### OBJECTIVE
Drop every picture, then transcribe the remaining data exactly.

___ MATERIAL PROVIDED

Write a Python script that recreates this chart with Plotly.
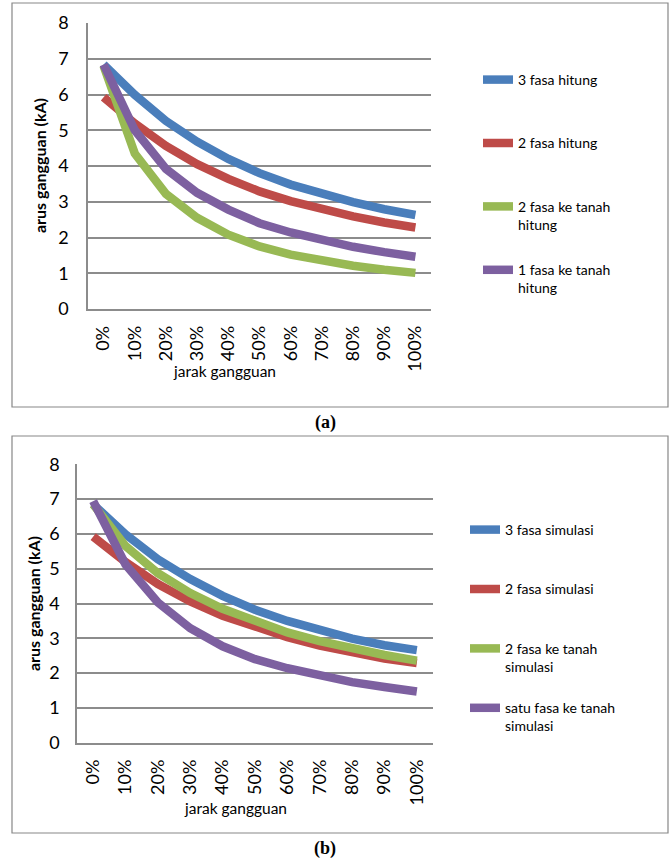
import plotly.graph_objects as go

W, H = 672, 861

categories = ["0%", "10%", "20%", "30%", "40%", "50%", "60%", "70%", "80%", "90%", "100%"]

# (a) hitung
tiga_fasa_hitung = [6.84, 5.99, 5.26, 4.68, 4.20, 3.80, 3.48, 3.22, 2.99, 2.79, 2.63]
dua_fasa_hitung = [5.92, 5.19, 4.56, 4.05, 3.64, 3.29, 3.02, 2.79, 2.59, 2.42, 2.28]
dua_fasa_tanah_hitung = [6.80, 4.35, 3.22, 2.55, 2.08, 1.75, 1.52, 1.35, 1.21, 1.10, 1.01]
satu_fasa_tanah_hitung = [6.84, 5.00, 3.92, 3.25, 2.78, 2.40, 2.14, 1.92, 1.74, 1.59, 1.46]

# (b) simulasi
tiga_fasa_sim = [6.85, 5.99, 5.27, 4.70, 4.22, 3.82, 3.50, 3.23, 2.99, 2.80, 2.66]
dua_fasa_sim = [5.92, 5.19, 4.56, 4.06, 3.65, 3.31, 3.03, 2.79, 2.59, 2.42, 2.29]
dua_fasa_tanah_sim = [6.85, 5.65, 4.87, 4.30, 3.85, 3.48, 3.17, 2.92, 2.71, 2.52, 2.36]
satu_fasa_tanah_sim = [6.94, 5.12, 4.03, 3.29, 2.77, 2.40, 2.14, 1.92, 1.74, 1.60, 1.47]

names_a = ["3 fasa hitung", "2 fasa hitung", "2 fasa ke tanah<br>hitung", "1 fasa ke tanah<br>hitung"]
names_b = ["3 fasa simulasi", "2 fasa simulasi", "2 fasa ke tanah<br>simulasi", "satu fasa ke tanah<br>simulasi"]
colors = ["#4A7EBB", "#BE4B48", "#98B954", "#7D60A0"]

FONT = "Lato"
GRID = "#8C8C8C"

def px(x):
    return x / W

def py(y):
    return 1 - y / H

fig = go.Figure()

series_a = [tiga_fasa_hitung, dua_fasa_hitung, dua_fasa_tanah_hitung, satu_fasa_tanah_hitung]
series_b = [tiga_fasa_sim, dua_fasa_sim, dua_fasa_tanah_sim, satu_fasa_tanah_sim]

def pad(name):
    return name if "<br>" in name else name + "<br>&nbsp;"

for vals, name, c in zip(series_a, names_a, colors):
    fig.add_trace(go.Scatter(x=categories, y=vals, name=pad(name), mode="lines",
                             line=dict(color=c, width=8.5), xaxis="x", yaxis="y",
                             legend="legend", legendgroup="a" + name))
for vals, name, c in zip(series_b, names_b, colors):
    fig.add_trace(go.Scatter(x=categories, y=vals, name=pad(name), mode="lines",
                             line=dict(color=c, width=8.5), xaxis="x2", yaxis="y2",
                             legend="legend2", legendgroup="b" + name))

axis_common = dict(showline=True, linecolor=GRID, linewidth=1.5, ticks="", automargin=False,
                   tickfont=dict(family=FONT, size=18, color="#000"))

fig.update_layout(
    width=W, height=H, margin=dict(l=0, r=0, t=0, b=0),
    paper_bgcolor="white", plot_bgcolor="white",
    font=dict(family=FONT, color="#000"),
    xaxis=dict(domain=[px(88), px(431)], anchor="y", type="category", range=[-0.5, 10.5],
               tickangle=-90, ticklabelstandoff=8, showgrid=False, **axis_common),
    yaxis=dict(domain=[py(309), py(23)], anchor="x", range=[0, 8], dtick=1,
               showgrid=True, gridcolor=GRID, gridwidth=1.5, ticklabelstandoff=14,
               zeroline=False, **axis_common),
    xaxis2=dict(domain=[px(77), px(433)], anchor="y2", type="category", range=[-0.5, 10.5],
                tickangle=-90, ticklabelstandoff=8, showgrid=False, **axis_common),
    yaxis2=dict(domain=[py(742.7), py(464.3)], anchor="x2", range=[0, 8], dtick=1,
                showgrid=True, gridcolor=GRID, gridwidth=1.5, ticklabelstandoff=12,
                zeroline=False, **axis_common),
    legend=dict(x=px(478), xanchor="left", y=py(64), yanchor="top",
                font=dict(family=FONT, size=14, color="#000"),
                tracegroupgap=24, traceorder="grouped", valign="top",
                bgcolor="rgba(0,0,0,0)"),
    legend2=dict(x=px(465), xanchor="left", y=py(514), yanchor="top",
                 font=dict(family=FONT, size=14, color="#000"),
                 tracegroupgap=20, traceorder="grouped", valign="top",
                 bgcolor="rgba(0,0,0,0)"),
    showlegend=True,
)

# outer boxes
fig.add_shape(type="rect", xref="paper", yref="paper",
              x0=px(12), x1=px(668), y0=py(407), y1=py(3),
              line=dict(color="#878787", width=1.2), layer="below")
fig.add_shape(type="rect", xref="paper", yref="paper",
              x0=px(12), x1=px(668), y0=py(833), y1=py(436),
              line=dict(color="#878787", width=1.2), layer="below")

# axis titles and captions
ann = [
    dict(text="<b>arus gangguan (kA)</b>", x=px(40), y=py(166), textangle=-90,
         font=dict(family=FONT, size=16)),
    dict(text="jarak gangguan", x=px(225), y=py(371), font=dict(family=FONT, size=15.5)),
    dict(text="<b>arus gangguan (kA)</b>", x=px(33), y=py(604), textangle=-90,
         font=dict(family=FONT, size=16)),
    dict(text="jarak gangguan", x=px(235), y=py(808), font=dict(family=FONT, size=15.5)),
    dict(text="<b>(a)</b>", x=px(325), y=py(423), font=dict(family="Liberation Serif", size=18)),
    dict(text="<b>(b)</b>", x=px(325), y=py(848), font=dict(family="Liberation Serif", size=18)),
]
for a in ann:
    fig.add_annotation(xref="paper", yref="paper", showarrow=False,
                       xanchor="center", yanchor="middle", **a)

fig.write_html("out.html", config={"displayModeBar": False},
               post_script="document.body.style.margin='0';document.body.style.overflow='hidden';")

______

### THE REPLY
Write a Python script that recreates this chart with Plotly.
import plotly.graph_objects as go

W, H = 672, 861

categories = ["0%", "10%", "20%", "30%", "40%", "50%", "60%", "70%", "80%", "90%", "100%"]

# (a) hitung
tiga_fasa_hitung = [6.84, 5.99, 5.26, 4.68, 4.20, 3.80, 3.48, 3.22, 2.99, 2.79, 2.63]
dua_fasa_hitung = [5.92, 5.19, 4.56, 4.05, 3.64, 3.29, 3.02, 2.79, 2.59, 2.42, 2.28]
dua_fasa_tanah_hitung = [6.80, 4.35, 3.22, 2.55, 2.08, 1.75, 1.52, 1.35, 1.21, 1.10, 1.01]
satu_fasa_tanah_hitung = [6.84, 5.00, 3.92, 3.25, 2.78, 2.40, 2.14, 1.92, 1.74, 1.59, 1.46]

# (b) simulasi
tiga_fasa_sim = [6.85, 5.99, 5.27, 4.70, 4.22, 3.82, 3.50, 3.23, 2.99, 2.80, 2.66]
dua_fasa_sim = [5.92, 5.19, 4.56, 4.06, 3.65, 3.31, 3.03, 2.79, 2.59, 2.42, 2.29]
dua_fasa_tanah_sim = [6.85, 5.65, 4.87, 4.30, 3.85, 3.48, 3.17, 2.92, 2.71, 2.52, 2.36]
satu_fasa_tanah_sim = [6.94, 5.12, 4.03, 3.29, 2.77, 2.40, 2.14, 1.92, 1.74, 1.60, 1.47]

names_a = ["3 fasa hitung", "2 fasa hitung", "2 fasa ke tanah<br>hitung", "1 fasa ke tanah<br>hitung"]
names_b = ["3 fasa simulasi", "2 fasa simulasi", "2 fasa ke tanah<br>simulasi", "satu fasa ke tanah<br>simulasi"]
colors = ["#4A7EBB", "#BE4B48", "#98B954", "#7D60A0"]

FONT = "Lato"
GRID = "#8C8C8C"

def px(x):
    return x / W

def py(y):
    return 1 - y / H

fig = go.Figure()

series_a = [tiga_fasa_hitung, dua_fasa_hitung, dua_fasa_tanah_hitung, satu_fasa_tanah_hitung]
series_b = [tiga_fasa_sim, dua_fasa_sim, dua_fasa_tanah_sim, satu_fasa_tanah_sim]

def pad(name):
    return name if "<br>" in name else name + "<br>&nbsp;"

for vals, name, c in zip(series_a, names_a, colors):
    fig.add_trace(go.Scatter(x=categories, y=vals, name=pad(name), mode="lines",
                             line=dict(color=c, width=8.5), xaxis="x", yaxis="y",
                             legend="legend", legendgroup="a" + name))
for vals, name, c in zip(series_b, names_b, colors):
    fig.add_trace(go.Scatter(x=categories, y=vals, name=pad(name), mode="lines",
                             line=dict(color=c, width=8.5), xaxis="x2", yaxis="y2",
                             legend="legend2", legendgroup="b" + name))

axis_common = dict(showline=True, linecolor=GRID, linewidth=1.5, ticks="", automargin=False,
                   tickfont=dict(family=FONT, size=18, color="#000"))

fig.update_layout(
    width=W, height=H, margin=dict(l=0, r=0, t=0, b=0),
    paper_bgcolor="white", plot_bgcolor="white",
    font=dict(family=FONT, color="#000"),
    xaxis=dict(domain=[px(88), px(431)], anchor="y", type="category", range=[-0.5, 10.5],
               tickangle=-90, ticklabelstandoff=8, showgrid=False, **axis_common),
    yaxis=dict(domain=[py(309), py(23)], anchor="x", range=[0, 8], dtick=1,
               showgrid=True, gridcolor=GRID, gridwidth=1.5, ticklabelstandoff=14,
               zeroline=False, **axis_common),
    xaxis2=dict(domain=[px(77), px(433)], anchor="y2", type="category", range=[-0.5, 10.5],
                tickangle=-90, ticklabelstandoff=8, showgrid=False, **axis_common),
    yaxis2=dict(domain=[py(742.7), py(464.3)], anchor="x2", range=[0, 8], dtick=1,
                showgrid=True, gridcolor=GRID, gridwidth=1.5, ticklabelstandoff=12,
                zeroline=False, **axis_common),
    legend=dict(x=px(478), xanchor="left", y=py(64), yanchor="top",
                font=dict(family=FONT, size=14, color="#000"),
                tracegroupgap=24, traceorder="grouped", valign="top",
                bgcolor="rgba(0,0,0,0)"),
    legend2=dict(x=px(465), xanchor="left", y=py(514), yanchor="top",
                 font=dict(family=FONT, size=14, color="#000"),
                 tracegroupgap=20, traceorder="grouped", valign="top",
                 bgcolor="rgba(0,0,0,0)"),
    showlegend=True,
)

# outer boxes
fig.add_shape(type="rect", xref="paper", yref="paper",
              x0=px(12), x1=px(668), y0=py(407), y1=py(3),
              line=dict(color="#878787", width=1.2), layer="below")
fig.add_shape(type="rect", xref="paper", yref="paper",
              x0=px(12), x1=px(668), y0=py(833), y1=py(436),
              line=dict(color="#878787", width=1.2), layer="below")

# axis titles and captions
ann = [
    dict(text="<b>arus gangguan (kA)</b>", x=px(40), y=py(166), textangle=-90,
         font=dict(family=FONT, size=16)),
    dict(text="jarak gangguan", x=px(225), y=py(371), font=dict(family=FONT, size=15.5)),
    dict(text="<b>arus gangguan (kA)</b>", x=px(33), y=py(604), textangle=-90,
         font=dict(family=FONT, size=16)),
    dict(text="jarak gangguan", x=px(235), y=py(808), font=dict(family=FONT, size=15.5)),
    dict(text="<b>(a)</b>", x=px(325), y=py(423), font=dict(family="Liberation Serif", size=18)),
    dict(text="<b>(b)</b>", x=px(325), y=py(848), font=dict(family="Liberation Serif", size=18)),
]
for a in ann:
    fig.add_annotation(xref="paper", yref="paper", showarrow=False,
                       xanchor="center", yanchor="middle", **a)

fig.write_html("out.html", config={"displayModeBar": False},
               post_script="document.body.style.margin='0';document.body.style.overflow='hidden';")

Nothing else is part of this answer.